In The Indian Express, columnist Tavleen Singh writes on Rahul Gandhi making caste the focal point of his politics.
She writes, "Rahul’s preoccupation with people’s castes has led him to say a lot of peculiar things. Not long ago, he declared that it saddened him to see lower castes unrepresented in Bollywood. Becoming a movie star is also not a government job. It is the box office that decides who becomes a star. It becomes hard to take the Leader of the Opposition seriously when he says things like this."
Author, diplomat, and former Member of Parliament (MP), Pavan K Varma, in his column for the Hindustan Times, asks if decades after emerging from the colonial rule, we are still adrift from our mother tongues and retain an inferiority to our own languages.
Varma writes: "Kenyan Nobel Laureate professor Wangari Maathai once told me that it was only the colonial rulers who truly understood the importance of a language. That is why it is the first thing they took away. In India, the undisputed architect of this colonial policy was Lord Thomas Babington Macaulay (1800-1859), who, in 1834, joined the Supreme Council to govern India. His policy to impose English on the “natives” was so spectacularly successful that the British could well have put his statue in the canopy at India Gate!"
"The myth of responsible politics was shattered long back," writes author and columnist Shankkar Aiyar in The New Indian Express (TNIE) as he discusses the economic crisis looming large over the Himachal Pradesh government.
"On Friday, Himachal Pradesh Chief Minister Sukhvinder Singh Sukhu informed the state Assembly “I am suspending mine and state ministers’ and CPS’ salary allowances for two months.” The reason: his government was making efforts to increase its revenue and reduce unproductive expenditure. It isn’t clear what is deemed “unproductive expenditure” but the “symbolic gesture” would save the state barely Rs 2 crore," says Aiyar.
"Sarma’s hoary Hindutva hyperbole indicates he has unlearned all he had absorbed from the Congress culture," senior journalist Prabhu Chawla writes in The New Indian Express.
In his column for the Times of India, professor Khalid Anis Ansari writes on the Supreme Court ruling on sub-classification within the Scheduled Caste and Scheduled Tribe categories.

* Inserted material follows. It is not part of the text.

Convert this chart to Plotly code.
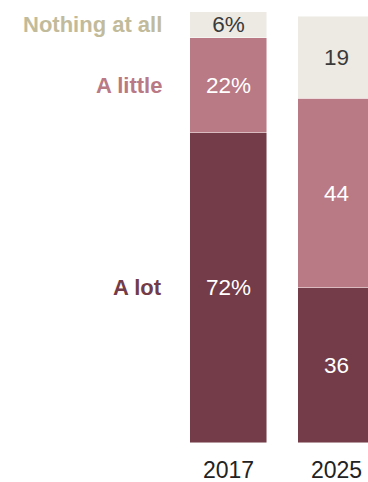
import plotly.graph_objects as go

# Survey answers, stacked from the bottom up
years = ["2017", "2025"]
categories = ["A lot", "A little", "Nothing at all"]
values = {
    "A lot": [72, 36],
    "A little": [22, 44],
    "Nothing at all": [6, 19],
}
value_labels = {
    "A lot": ["72%", "36"],
    "A little": ["22%", "44"],
    "Nothing at all": ["6%", "19"],
}

colors = {
    "A lot": "#733C48",
    "A little": "#B97985",
    "Nothing at all": "#EDEAE3",
}
text_colors = {
    "A lot": "#FFFFFF",
    "A little": "#FFFFFF",
    "Nothing at all": "#3A3A3A",
}
legend_colors = {
    "A lot": "#733C48",
    "A little": "#B97985",
    "Nothing at all": "#C2BB9B",
}

xpos = list(range(len(years)))

fig = go.Figure()
for cat in categories:
    fig.add_trace(go.Bar(
        x=xpos,
        y=values[cat],
        width=0.713,
        marker=dict(color=colors[cat], line=dict(color="rgba(255,255,255,0.6)", width=0.8)),
        text=value_labels[cat],
        textposition="inside",
        insidetextanchor="middle",
        textangle=0,
        textfont=dict(family="Liberation Sans, Arial, sans-serif", size=22.5,
                      color=text_colors[cat]),
        constraintext="none",
        hoverinfo="skip",
        showlegend=False,
    ))

# Category names next to the first bar, at each segment's middle
first = [values[c][0] for c in categories]
base = 0
for cat, v in zip(categories, first):
    fig.add_annotation(
        x=-0.6, y=base + v / 2, xref="x", yref="y",
        text=f"<b>{cat}</b>", showarrow=False,
        xanchor="right", yanchor="middle",
        font=dict(family="Liberation Sans, Arial, sans-serif", size=22,
                  color=legend_colors[cat]),
    )
    base += v

# Year labels under the bars
for xp, yr in zip(xpos, years):
    fig.add_annotation(
        x=xp, y=-6.2, xref="x", yref="y", text=yr, showarrow=False,
        xanchor="center", yanchor="middle",
        font=dict(family="Liberation Sans, Arial, sans-serif", size=23, color="#222222"),
    )

fig.update_layout(
    barmode="stack",
    width=368, height=482,
    margin=dict(l=0, r=0, t=0, b=0),
    paper_bgcolor="white",
    plot_bgcolor="white",
    uniformtext=dict(mode=False),
    xaxis=dict(range=[-2.116, 1.292], visible=False, fixedrange=True),
    yaxis=dict(range=[-9.05, 102.78], visible=False, fixedrange=True),
)

fig.write_html("out.html")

He says, "While the ruling correctly acknowledges the heterogeneity within SC/ST groups and upholds the validity of sub-classification, it also introduces the idea of applying the creamy layer principle to SC/ST reservations — a concept previously limited to OBC reservations. This ruling has received mixed responses from the SC/ST community, with strong opposition to introducing the creamy layer principle. Regarding sub-classification, the ruling is not binding on states but serves as an enabling provision, allowing states to sub-classify based on sound data, subject to judicial review."